◆ **Problem to work on**: With pictures left out, extract every line between the start of the records below and the line holding "24.116], nice=False, zero=False)", inclusive.

◆ **Extracted data**:
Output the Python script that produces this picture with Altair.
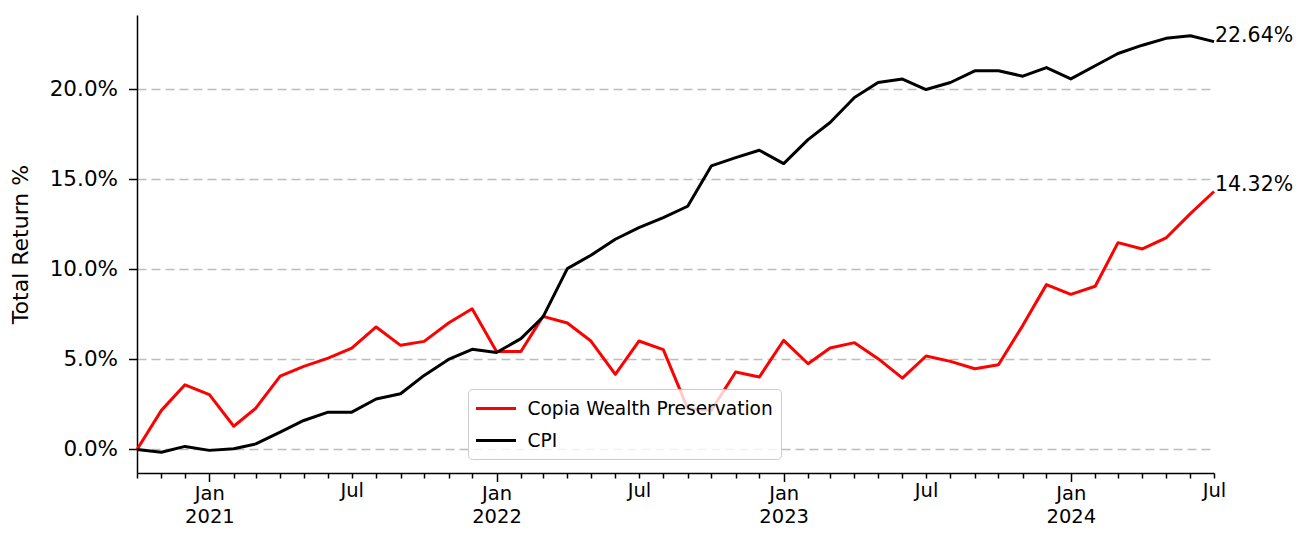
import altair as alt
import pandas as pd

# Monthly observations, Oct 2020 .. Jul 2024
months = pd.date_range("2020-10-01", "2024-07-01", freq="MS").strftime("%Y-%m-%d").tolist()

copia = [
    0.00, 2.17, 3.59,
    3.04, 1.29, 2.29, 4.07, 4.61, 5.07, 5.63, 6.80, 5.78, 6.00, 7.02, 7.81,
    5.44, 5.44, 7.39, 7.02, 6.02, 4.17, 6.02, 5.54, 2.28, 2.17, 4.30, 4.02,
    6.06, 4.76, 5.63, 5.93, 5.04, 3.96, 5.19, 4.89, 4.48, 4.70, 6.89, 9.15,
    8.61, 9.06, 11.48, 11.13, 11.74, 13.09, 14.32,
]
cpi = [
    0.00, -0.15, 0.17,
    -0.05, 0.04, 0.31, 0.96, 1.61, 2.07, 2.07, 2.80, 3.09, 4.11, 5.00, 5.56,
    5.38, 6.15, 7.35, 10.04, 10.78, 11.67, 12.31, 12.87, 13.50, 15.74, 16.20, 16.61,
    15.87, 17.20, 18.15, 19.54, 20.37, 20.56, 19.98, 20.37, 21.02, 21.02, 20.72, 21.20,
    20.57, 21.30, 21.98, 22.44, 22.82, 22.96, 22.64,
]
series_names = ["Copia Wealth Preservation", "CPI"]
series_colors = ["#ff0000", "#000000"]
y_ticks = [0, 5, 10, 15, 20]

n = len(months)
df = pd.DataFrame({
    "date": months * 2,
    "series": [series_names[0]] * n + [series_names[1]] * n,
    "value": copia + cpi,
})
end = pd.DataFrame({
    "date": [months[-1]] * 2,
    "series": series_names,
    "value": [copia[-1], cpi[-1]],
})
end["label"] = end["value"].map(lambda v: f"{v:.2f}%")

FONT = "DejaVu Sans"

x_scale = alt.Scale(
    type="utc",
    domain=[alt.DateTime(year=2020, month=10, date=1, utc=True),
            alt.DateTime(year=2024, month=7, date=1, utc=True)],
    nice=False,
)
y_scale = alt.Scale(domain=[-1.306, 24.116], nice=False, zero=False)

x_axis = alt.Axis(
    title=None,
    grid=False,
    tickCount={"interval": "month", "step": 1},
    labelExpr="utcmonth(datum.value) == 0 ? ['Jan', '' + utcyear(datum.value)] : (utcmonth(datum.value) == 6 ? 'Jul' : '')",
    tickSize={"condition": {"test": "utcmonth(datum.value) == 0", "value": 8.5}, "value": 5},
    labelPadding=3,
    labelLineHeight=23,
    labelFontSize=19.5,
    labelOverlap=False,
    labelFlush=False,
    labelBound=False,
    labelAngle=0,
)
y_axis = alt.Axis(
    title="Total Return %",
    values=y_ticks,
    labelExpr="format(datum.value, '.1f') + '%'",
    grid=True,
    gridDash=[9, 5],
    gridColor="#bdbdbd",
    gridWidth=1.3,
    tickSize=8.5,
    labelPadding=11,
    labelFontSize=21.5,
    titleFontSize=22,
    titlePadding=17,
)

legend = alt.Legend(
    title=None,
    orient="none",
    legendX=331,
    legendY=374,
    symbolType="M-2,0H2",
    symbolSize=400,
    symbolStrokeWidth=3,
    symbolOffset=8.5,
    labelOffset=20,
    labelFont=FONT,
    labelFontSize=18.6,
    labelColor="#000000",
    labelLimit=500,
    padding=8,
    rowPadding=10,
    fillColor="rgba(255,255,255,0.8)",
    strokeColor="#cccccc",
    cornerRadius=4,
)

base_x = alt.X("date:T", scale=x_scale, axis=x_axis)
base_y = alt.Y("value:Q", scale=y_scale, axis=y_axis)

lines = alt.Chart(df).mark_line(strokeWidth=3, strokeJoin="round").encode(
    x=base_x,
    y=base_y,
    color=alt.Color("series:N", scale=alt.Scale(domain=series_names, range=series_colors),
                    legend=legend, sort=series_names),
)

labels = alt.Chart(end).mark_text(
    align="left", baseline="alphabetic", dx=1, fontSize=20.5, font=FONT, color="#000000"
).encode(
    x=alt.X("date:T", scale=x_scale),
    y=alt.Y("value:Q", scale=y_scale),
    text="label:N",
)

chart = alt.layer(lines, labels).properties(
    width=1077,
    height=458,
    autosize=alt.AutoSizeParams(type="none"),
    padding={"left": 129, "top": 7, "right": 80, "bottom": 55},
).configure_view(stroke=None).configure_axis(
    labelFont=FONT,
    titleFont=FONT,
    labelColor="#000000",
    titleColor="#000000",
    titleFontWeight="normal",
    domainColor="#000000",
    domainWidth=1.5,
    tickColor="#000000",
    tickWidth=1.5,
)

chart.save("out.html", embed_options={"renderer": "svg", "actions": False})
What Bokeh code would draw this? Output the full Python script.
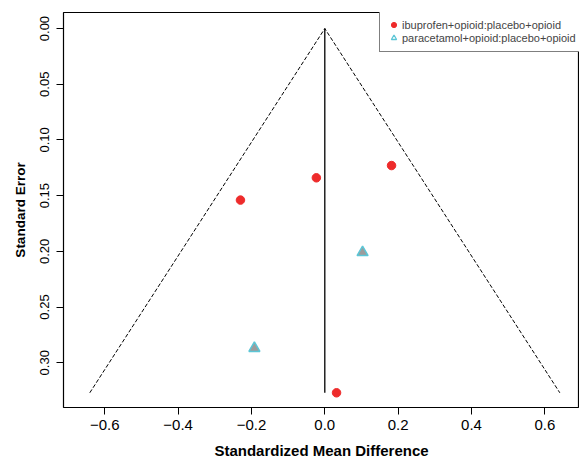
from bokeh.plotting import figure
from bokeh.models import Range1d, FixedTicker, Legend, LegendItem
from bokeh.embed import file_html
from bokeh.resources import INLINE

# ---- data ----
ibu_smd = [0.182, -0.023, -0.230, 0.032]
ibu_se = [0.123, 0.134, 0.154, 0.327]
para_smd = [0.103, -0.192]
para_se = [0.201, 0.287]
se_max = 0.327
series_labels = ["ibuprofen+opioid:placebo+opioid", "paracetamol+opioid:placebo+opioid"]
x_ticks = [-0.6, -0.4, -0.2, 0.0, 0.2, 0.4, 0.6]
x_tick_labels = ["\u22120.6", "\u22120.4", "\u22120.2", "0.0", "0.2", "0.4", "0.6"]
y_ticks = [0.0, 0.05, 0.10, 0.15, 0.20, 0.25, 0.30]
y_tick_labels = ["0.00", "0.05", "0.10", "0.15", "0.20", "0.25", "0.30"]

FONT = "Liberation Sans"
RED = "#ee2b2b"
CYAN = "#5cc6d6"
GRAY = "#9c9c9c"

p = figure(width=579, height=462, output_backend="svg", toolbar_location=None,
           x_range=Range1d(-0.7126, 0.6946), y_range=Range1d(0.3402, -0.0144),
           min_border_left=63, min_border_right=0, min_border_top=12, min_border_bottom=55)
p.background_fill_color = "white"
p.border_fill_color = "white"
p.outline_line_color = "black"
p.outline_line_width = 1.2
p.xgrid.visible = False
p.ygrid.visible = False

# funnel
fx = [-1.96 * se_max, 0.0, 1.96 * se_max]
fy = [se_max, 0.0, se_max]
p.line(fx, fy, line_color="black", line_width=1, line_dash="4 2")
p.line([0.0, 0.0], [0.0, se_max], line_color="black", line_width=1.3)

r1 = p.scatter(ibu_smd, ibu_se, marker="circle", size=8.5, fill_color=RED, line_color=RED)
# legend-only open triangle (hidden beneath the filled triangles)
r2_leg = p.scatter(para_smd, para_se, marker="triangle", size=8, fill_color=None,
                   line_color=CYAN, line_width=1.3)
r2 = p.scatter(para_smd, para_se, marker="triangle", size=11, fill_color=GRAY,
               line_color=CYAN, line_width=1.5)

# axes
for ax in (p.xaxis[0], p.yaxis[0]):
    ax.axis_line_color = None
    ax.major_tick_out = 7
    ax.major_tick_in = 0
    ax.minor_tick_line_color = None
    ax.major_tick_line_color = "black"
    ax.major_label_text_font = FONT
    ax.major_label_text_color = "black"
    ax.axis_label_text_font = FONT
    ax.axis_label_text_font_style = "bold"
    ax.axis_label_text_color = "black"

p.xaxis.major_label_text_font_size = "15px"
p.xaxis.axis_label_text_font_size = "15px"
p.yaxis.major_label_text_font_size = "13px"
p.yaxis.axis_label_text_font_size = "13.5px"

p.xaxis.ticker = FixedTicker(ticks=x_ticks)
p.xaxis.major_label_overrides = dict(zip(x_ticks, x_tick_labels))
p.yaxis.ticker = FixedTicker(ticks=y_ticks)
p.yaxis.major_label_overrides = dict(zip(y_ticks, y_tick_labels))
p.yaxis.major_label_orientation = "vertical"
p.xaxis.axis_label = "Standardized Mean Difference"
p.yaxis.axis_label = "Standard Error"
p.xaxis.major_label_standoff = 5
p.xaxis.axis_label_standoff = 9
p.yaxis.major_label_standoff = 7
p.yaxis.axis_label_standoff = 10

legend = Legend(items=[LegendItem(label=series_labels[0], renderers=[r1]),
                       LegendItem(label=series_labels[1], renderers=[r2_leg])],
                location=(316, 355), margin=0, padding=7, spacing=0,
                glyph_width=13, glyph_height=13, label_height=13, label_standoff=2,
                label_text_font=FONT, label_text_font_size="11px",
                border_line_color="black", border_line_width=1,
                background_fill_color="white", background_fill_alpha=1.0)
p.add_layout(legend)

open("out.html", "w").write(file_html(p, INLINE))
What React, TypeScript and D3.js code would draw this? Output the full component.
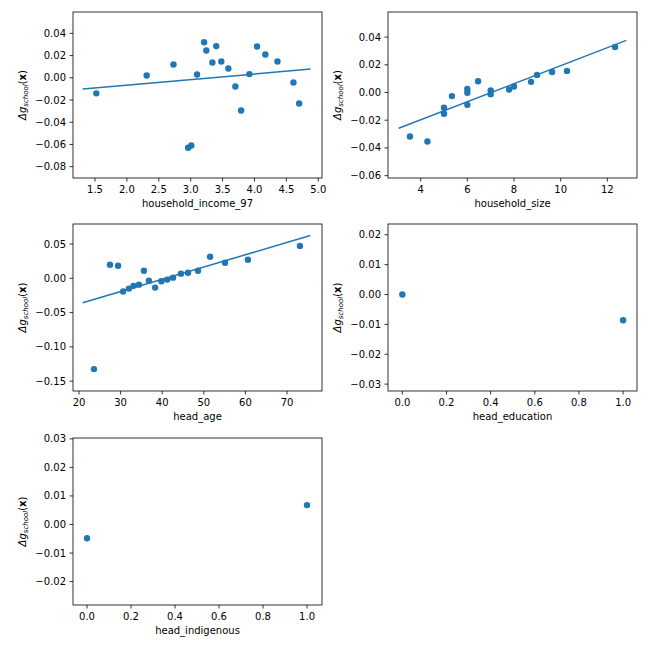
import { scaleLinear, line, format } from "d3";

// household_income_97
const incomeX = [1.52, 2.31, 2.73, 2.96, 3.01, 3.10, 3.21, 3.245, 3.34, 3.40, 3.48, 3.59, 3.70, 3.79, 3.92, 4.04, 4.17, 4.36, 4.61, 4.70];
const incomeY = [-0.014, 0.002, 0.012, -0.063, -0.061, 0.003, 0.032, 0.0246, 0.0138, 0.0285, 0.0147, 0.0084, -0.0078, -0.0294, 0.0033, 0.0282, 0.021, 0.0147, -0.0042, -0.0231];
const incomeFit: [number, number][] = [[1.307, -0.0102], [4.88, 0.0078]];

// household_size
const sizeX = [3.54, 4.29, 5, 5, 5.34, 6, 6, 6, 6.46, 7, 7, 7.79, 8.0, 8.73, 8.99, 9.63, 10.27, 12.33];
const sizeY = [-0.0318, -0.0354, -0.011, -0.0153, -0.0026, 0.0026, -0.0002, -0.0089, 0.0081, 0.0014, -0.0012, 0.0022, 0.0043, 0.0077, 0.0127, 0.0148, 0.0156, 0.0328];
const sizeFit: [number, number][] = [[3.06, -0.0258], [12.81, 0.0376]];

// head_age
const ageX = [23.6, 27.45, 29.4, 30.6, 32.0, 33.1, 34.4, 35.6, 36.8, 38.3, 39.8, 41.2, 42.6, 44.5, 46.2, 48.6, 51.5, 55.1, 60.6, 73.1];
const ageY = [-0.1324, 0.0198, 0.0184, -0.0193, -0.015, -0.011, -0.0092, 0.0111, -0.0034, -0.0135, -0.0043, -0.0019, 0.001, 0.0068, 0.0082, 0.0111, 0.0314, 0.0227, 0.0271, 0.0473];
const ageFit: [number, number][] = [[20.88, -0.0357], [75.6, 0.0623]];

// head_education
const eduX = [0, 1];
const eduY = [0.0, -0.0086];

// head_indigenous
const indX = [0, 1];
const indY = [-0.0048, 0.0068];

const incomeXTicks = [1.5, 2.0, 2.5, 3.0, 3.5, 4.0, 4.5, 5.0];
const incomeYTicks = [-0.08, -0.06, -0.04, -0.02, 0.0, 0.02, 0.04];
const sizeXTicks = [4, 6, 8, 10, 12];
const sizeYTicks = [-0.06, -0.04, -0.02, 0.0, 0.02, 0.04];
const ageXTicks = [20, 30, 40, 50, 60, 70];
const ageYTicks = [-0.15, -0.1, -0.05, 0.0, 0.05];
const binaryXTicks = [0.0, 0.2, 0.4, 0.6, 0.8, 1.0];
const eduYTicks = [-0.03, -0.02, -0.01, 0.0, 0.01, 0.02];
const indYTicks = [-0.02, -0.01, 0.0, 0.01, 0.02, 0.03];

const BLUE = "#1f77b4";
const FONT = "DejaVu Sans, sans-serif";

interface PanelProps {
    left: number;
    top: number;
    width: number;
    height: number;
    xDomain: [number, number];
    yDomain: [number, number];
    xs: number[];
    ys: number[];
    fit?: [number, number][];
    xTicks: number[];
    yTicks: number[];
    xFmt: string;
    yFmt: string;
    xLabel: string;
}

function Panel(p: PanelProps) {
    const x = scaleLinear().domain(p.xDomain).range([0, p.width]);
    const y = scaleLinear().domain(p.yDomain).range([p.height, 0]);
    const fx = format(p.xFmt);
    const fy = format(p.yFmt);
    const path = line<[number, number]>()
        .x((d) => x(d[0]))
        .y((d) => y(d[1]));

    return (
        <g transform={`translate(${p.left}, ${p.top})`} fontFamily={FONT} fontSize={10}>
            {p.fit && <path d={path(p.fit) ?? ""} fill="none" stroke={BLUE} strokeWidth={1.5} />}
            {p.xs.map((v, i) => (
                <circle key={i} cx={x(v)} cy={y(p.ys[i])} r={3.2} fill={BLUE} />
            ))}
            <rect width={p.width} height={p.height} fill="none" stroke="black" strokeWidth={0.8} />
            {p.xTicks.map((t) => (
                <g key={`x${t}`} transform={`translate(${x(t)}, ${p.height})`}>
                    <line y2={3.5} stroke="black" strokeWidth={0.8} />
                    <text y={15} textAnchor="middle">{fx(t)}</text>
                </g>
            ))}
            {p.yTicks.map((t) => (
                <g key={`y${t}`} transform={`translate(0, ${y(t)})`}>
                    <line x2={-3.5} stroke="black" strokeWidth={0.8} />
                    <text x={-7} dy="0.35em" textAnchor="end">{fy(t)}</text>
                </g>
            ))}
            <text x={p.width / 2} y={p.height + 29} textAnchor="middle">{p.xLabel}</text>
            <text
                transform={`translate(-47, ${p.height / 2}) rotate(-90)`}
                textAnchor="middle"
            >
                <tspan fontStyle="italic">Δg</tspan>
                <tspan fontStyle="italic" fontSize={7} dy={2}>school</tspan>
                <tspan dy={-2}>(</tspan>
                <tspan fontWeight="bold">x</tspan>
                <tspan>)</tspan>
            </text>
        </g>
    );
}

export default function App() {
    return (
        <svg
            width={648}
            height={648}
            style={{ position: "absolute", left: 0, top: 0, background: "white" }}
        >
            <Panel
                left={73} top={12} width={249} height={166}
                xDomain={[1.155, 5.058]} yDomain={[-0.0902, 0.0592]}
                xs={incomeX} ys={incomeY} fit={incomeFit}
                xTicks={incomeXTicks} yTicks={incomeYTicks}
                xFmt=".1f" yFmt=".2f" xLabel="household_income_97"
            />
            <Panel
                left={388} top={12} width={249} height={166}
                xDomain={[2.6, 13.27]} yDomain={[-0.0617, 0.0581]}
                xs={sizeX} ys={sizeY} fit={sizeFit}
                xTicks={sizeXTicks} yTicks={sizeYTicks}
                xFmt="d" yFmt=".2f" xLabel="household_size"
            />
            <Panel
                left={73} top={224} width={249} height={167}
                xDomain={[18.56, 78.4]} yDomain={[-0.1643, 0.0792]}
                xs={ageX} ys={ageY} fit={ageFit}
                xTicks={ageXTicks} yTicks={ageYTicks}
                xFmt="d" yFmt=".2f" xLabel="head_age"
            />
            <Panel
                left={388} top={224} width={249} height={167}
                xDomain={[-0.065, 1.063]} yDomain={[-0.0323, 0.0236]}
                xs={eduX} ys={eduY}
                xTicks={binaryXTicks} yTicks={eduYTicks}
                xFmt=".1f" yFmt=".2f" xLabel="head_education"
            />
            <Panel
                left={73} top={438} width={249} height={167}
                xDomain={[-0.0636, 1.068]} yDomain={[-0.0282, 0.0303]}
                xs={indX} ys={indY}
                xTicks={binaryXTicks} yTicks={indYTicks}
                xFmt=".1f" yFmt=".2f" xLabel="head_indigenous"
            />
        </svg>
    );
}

◆ **Exercise solution**:
Output the Python script that produces this picture with Altair.
import altair as alt
import pandas as pd

# Monthly observations, Oct 2020 .. Jul 2024
months = pd.date_range("2020-10-01", "2024-07-01", freq="MS").strftime("%Y-%m-%d").tolist()

copia = [
    0.00, 2.17, 3.59,
    3.04, 1.29, 2.29, 4.07, 4.61, 5.07, 5.63, 6.80, 5.78, 6.00, 7.02, 7.81,
    5.44, 5.44, 7.39, 7.02, 6.02, 4.17, 6.02, 5.54, 2.28, 2.17, 4.30, 4.02,
    6.06, 4.76, 5.63, 5.93, 5.04, 3.96, 5.19, 4.89, 4.48, 4.70, 6.89, 9.15,
    8.61, 9.06, 11.48, 11.13, 11.74, 13.09, 14.32,
]
cpi = [
    0.00, -0.15, 0.17,
    -0.05, 0.04, 0.31, 0.96, 1.61, 2.07, 2.07, 2.80, 3.09, 4.11, 5.00, 5.56,
    5.38, 6.15, 7.35, 10.04, 10.78, 11.67, 12.31, 12.87, 13.50, 15.74, 16.20, 16.61,
    15.87, 17.20, 18.15, 19.54, 20.37, 20.56, 19.98, 20.37, 21.02, 21.02, 20.72, 21.20,
    20.57, 21.30, 21.98, 22.44, 22.82, 22.96, 22.64,
]
series_names = ["Copia Wealth Preservation", "CPI"]
series_colors = ["#ff0000", "#000000"]
y_ticks = [0, 5, 10, 15, 20]

n = len(months)
df = pd.DataFrame({
    "date": months * 2,
    "series": [series_names[0]] * n + [series_names[1]] * n,
    "value": copia + cpi,
})
end = pd.DataFrame({
    "date": [months[-1]] * 2,
    "series": series_names,
    "value": [copia[-1], cpi[-1]],
})
end["label"] = end["value"].map(lambda v: f"{v:.2f}%")

FONT = "DejaVu Sans"

x_scale = alt.Scale(
    type="utc",
    domain=[alt.DateTime(year=2020, month=10, date=1, utc=True),
            alt.DateTime(year=2024, month=7, date=1, utc=True)],
    nice=False,
)
y_scale = alt.Scale(domain=[-1.306, 24.116], nice=False, zero=False)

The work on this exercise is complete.